本文链接：https://blog.csdn.net/chen98765432101/article/details/69367633

版权

dpdk 专栏收录该内容

4 篇文章 0 订阅

订阅专栏

一、简介

同样用面向对象的思想来理解无锁队列ring。dpdk的无锁队列ring是借鉴了linux内核kfifo无锁队列。ring的实质是FIFO的环形队列。

ring的特点：

无锁出入队（除了cas(compare and swap)操作）
多消费/生产者同时出入队

使用方法：

1.创建一个ring对象。

接口：structrte_ring *

rte_ring_create(constchar *name, unsigned count, int socket_id,

unsignedflags)

例如：

struct rte_ring *r = rte_ring_create(“MY_RING”, 1024,rte_socket_id(), 0);

name：ring的name

count：ring队列的长度必须是2的幂次方。原因下文再介绍。

socket_id：ring位于的socket。

flags：指定创建的ring的属性：单/多生产者、单/多消费者两者之间的组合。

0表示使用默认属性（多生产者、多消费者）。
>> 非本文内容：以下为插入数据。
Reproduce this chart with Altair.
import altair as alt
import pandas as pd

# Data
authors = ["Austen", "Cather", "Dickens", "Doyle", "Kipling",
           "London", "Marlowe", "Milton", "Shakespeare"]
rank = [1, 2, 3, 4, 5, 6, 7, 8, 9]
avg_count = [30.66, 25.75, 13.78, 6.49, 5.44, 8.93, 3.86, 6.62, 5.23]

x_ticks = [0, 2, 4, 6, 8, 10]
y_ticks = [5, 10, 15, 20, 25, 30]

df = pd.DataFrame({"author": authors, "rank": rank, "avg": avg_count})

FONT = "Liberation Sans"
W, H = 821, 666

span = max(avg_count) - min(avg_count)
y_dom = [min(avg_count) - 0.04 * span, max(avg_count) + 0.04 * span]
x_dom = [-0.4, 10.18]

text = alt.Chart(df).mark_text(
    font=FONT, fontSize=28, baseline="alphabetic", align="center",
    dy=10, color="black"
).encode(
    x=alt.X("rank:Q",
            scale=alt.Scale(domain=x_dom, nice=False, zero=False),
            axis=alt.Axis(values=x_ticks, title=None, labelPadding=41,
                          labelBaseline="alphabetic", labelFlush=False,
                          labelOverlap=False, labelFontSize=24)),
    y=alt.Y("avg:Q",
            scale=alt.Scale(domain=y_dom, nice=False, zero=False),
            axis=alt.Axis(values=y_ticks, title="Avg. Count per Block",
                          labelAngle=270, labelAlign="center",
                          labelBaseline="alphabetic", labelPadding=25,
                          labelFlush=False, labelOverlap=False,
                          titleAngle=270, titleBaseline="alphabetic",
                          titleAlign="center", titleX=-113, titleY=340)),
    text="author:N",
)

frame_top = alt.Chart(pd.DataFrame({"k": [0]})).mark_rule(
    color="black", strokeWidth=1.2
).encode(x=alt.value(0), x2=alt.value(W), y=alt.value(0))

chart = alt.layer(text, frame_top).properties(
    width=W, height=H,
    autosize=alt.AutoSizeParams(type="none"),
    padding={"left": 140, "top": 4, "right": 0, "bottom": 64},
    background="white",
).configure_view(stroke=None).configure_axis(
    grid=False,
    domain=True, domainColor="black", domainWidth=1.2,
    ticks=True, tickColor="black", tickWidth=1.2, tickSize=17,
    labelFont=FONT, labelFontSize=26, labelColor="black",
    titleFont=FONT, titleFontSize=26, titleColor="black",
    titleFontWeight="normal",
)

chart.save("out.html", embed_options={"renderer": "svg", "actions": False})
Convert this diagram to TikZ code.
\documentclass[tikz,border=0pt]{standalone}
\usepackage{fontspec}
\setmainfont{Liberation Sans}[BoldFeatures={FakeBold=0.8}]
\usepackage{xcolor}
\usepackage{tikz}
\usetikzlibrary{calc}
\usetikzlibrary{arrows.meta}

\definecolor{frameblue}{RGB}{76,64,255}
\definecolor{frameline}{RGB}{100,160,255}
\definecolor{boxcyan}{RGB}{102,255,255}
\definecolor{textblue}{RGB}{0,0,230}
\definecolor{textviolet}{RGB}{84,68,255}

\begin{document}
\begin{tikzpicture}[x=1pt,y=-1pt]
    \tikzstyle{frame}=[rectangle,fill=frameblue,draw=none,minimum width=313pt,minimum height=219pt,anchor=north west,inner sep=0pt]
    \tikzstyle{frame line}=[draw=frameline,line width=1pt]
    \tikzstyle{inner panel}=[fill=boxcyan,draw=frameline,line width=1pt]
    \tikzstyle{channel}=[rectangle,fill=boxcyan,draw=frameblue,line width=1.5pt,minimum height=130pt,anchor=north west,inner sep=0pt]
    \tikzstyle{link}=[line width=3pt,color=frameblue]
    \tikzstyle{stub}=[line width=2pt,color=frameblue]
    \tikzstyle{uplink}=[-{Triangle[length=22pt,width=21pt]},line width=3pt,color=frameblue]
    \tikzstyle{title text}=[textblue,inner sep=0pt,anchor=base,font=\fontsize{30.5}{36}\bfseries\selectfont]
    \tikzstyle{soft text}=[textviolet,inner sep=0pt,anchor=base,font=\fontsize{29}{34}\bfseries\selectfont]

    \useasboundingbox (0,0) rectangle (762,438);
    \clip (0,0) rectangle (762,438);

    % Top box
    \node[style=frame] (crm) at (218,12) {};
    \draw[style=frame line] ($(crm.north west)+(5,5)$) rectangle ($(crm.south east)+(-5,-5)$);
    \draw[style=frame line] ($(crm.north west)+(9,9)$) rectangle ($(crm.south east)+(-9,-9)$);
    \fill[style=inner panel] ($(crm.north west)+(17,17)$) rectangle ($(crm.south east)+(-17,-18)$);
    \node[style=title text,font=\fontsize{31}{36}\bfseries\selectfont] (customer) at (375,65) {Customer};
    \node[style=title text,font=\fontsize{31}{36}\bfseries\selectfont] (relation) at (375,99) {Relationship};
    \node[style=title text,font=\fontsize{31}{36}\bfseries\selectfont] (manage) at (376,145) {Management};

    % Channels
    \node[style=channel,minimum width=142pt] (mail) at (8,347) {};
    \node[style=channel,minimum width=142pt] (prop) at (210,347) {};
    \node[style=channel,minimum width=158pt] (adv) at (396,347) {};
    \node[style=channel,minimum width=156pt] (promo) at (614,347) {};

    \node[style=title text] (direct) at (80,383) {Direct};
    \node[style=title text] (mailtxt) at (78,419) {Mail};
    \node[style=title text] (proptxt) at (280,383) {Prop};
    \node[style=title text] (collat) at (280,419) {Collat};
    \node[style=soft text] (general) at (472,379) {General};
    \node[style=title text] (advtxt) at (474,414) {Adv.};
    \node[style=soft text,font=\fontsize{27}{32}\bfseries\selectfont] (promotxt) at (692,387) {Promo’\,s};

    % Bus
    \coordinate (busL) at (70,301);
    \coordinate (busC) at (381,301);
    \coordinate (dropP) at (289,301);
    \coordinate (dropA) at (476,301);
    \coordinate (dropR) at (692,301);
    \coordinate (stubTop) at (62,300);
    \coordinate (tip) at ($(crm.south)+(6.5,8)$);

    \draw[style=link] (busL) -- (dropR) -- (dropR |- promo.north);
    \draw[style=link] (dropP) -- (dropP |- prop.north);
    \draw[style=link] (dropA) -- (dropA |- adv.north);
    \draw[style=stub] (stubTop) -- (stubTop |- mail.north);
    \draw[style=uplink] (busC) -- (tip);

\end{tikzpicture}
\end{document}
不同的属性出入队的操作会有所不同。

2.出入队

有不同的出入队方式（单、bulk、burst）都在rte_ring.h中。

例如：rte_ring_enqueue和rte_ring_dequeue

这里只是简要介绍使用方法，本文的重点是介绍ring的整体架构。

二、创建ring

struct rte_ring {
	/*
	 * Note: this field kept the RTE_MEMZONE_NAMESIZE size due to ABI
	 * compatibility requirements, it could be changed to RTE_RING_NAMESIZE
	 * next time the ABI changes
	 */
	char name[RTE_MEMZONE_NAMESIZE];    /**< Name of the ring. */
	int flags;                       /**< Flags supplied at creation. */
	const struct rte_memzone *memzone;
			/**< Memzone, if any, containing the rte_ring */

	/** Ring producer status. */
	struct prod {
		uint32_t watermark;      /**< Maximum items before EDQUOT. */
		uint32_t sp_enqueue;     /**< True, if single producer. */
		uint32_t size;           /**< Size of ring. */
		uint32_t mask;           /**< Mask (size-1) of ring. */
		volatile uint32_t head;  /**< Producer head. cgm 预生产到地方*/
		volatile uint32_t tail;  /**< Producer tail. cgm 实际生产了的数量*/
	} prod __rte_cache_aligned;

	/** Ring consumer status. */
	struct cons {
		uint32_t sc_dequeue;     /**< True, if single consumer. */
		uint32_t size;           /**< Size of the ring. */
		uint32_t mask;           /**< Mask (size-1) of ring. */
		volatile uint32_t head;  /**< Consumer head. cgm 预出队的地方*/
		volatile uint32_t tail;  /**< Consumer tail. cgm 实际出队的地方*/
#ifdef RTE_RING_SPLIT_PROD_CONS
	} cons __rte_cache_aligned;
#else
	} cons;
#endif

#ifdef RTE_LIBRTE_RING_DEBUG
	struct rte_ring_debug_stats stats[RTE_MAX_LCORE];
#endif

	void *ring[] __rte_cache_aligned;   /**< Memory space of ring starts here.
	                                     * not volatile so need to be careful
	                                     * about compiler re-ordering */
};

在rte_ring_list链表中创建一个rte_tailq_entry节点。在memzone中根据队列的大小count申请一块内存(rte_ring的大小加上count*sizeof（void *）)。紧邻着rte_ring结构的void *数组用于放置入队的对象（单纯的赋值指针值）。rte_ring结构中有生产者结构prod、消费者结构cons。初始化参数之后，把rte_tailq_entry的data节点指向rte_ring结构地址。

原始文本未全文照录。